In his introduction to the novel translator Brian Stableford claims this as one of the first important anti-war novels and a significant example of vampirism as a metaphor for the horrors of war. Actually it seems to me to be much more concerned with Romanian nationalism and with an anti-Russian message rather than being concerned with the evils of war.
The background to the novel is the Russo-Turkish War of 1877-78 which resulted in Romanian independence from the Ottoman Empire, but at the cost of political subservience to Russia. Many in Romania felt that Romanian troops had been cynically used as cannon fodder by the Russians and the arrogant Russian attitude towards Romania caused bitter resentment.
The vampire of the title is Boris Liakoutine, a Russian officer with a mysterious and sinister reputation. It is said he has cheated death several times, in impossible circumstances. It is also said that several young women unlucky enough to become involved with him have met strange deaths. Liakoutine earned the sobriquet Captain Vampire although he is now in fact a colonel.
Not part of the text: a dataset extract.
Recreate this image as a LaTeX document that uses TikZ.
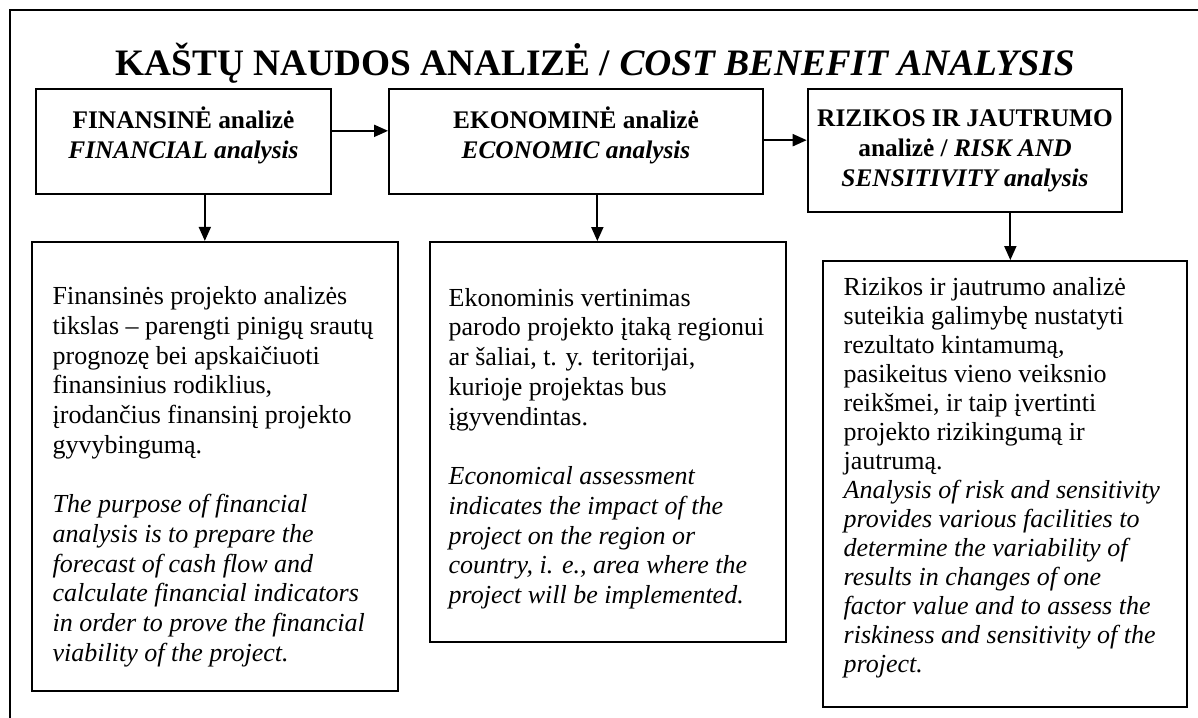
\documentclass[tikz,border=0pt]{standalone}
\usepackage{fontspec}
\setmainfont{Liberation Serif}
\usetikzlibrary{arrows.meta}

\begin{document}
\begin{tikzpicture}[x=0.75pt,y=-0.75pt,>={Triangle[length=10.5pt,width=9pt]}]
\tikzstyle{every node}=[inner sep=0pt]
\tikzstyle{head}=[draw,line width=1.4pt,align=center,font=\fontsize{19}{22.5}\selectfont\bfseries]
\tikzstyle{body}=[draw,line width=1.4pt,align=flush left,inner xsep=15.5pt,font=\fontsize{19.5}{22.3}\selectfont]
\tikzstyle{link}=[->,line width=1.4pt]
\clip (0,0) rectangle (1198,717);
\draw[line width=1.1pt] (1210,10) -- (10,10) -- (10,730);
\node[anchor=base,font=\fontsize{28}{32}\selectfont\bfseries](title) at (595,75) {KAŠTŲ NAUDOS ANALIZĖ / \textit{COST BENEFIT ANALYSIS}};
% top row
\node[head,minimum width=221pt,minimum height=79pt](fin) at (183.5,141.5) {FINANSINĖ analizė\\\textit{FINANCIAL analysis}\rule[-14pt]{0pt}{0pt}};
\node[head,minimum width=280.5pt,minimum height=79pt](eko) at (576,141.5) {EKONOMINĖ analizė\\\textit{ECONOMIC analysis}\rule[-14pt]{0pt}{0pt}};
\node[head,minimum width=236pt,minimum height=92pt](riz) at (965,150.5) {RIZIKOS IR JAUTRUMO\\analizė / \textit{RISK AND}\\\textit{SENSITIVITY analysis}};
% text boxes
\node[body,text width=243.5pt,minimum height=337pt](finbody) at (215,466.5) {\rule{0pt}{29pt}Finansinės projekto analizės\\tikslas – parengti pinigų srautų\\prognozę bei apskaičiuoti\\finansinius rodiklius,\\įrodančius finansinį projekto\\gyvybingumą.\\[22.3pt]
\textit{The purpose of financial}\\\textit{analysis is to prepare the}\\\textit{forecast of cash flow and}\\\textit{calculate financial indicators}\\\textit{in order to prove the financial}\\\textit{viability of the project.}};
\node[body,text width=239pt,inner xsep=14pt,minimum height=300pt](ekobody) at (608,442) {\rule{0pt}{23.5pt}Ekonominis vertinimas\\parodo projekto įtaką regionui\\ar šaliai, t. y. teritorijai,\\kurioje projektas bus\\įgyvendintas.\\[22.3pt]
\textit{Economical assessment}\\\textit{indicates the impact of the}\\\textit{project on the region or}\\\textit{country, i. e., area where the}\\\textit{project will be implemented.}};
\node[body,text width=242pt,minimum height=334.5pt,font=\fontsize{19.5}{21.75}\selectfont](rizbody) at (1005,484) {Rizikos ir jautrumo analizė\\suteikia galimybę nustatyti\\rezultato kintamumą,\\pasikeitus vieno veiksnio\\reikšmei, ir taip įvertinti\\projekto rizikingumą ir\\jautrumą.\\
\textit{Analysis of risk and sensitivity}\\\textit{provides various facilities to}\\\textit{determine the variability of}\\\textit{results in changes of one}\\\textit{factor value and to assess the}\\\textit{riskiness and sensitivity of the}\\\textit{project.}\rule[-13pt]{0pt}{0pt}};
% arrows
\draw[link] ([yshift=8pt]fin.east) -- ([yshift=8pt]fin.east -| eko.west);
\draw[link] ([yshift=1pt]eko.east) -- ([yshift=1pt]eko.east -| riz.west);
\draw[link] ([xshift=16pt]fin.south) -- ([xshift=16pt]fin.south |- finbody.north);
\draw[link] ([xshift=16pt]eko.south) -- ([xshift=16pt]eko.south |- ekobody.north);
\draw[link] ([xshift=34pt]riz.south) -- ([xshift=34pt]riz.south |- rizbody.north);
\end{tikzpicture}
\end{document}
Ioan Isacescu is the son of a moderately prosperous peasant in a small village near Bucharest. He serves in a Romanian army regiment and is engaged to be married to the beautiful Mariora. The impending war is regarded with foreboding by the villagers who have no love and no trust for their Russian allies. Ioan, his friend Mitica and their friend Relia Comanescu (a young member of the local gentry) will all find themselves embroiled in the war, and in the disastrous assault on the infamous Gravitza Redoubt in which the Romanians believed their troops were cynically exposed to needless slaughter by their supposed allies.
Both Ioan and Mariora will have fateful encounters with the notorious Captain Vampire.
The supernatural elements in this story are very ambiguous indeed. They are not explained away as having a natural explanation but at the same time such an explanation does seem possible. The author is in fact much more interested in the figure of the vampire as a metaphor. While Stableford believes that in this case the vampire represents war it’s just as likely that in fact the vampire represents the Great Powers, and especially Russia, and their treatment of the smaller nations of Europe.
Nizet’s book enjoyed no success in its own time and was forgotten for many years. Its less than flattering attitude towards military glory and power politics would have guaranteed its success half a century later but in 1879 the message fell on stony ground. The Black Coat Press edition seems to be the book’s first appearance in the English language.
Nizet was quite a skillful writer and when you consider this was a first novel by a 19-year-old it’s an impressive achievement. Definitely worth seeking out if you enjoy slightly unusual approaches to the vampire mythos or if you have an interest in the evolution of the vampire sub-genre.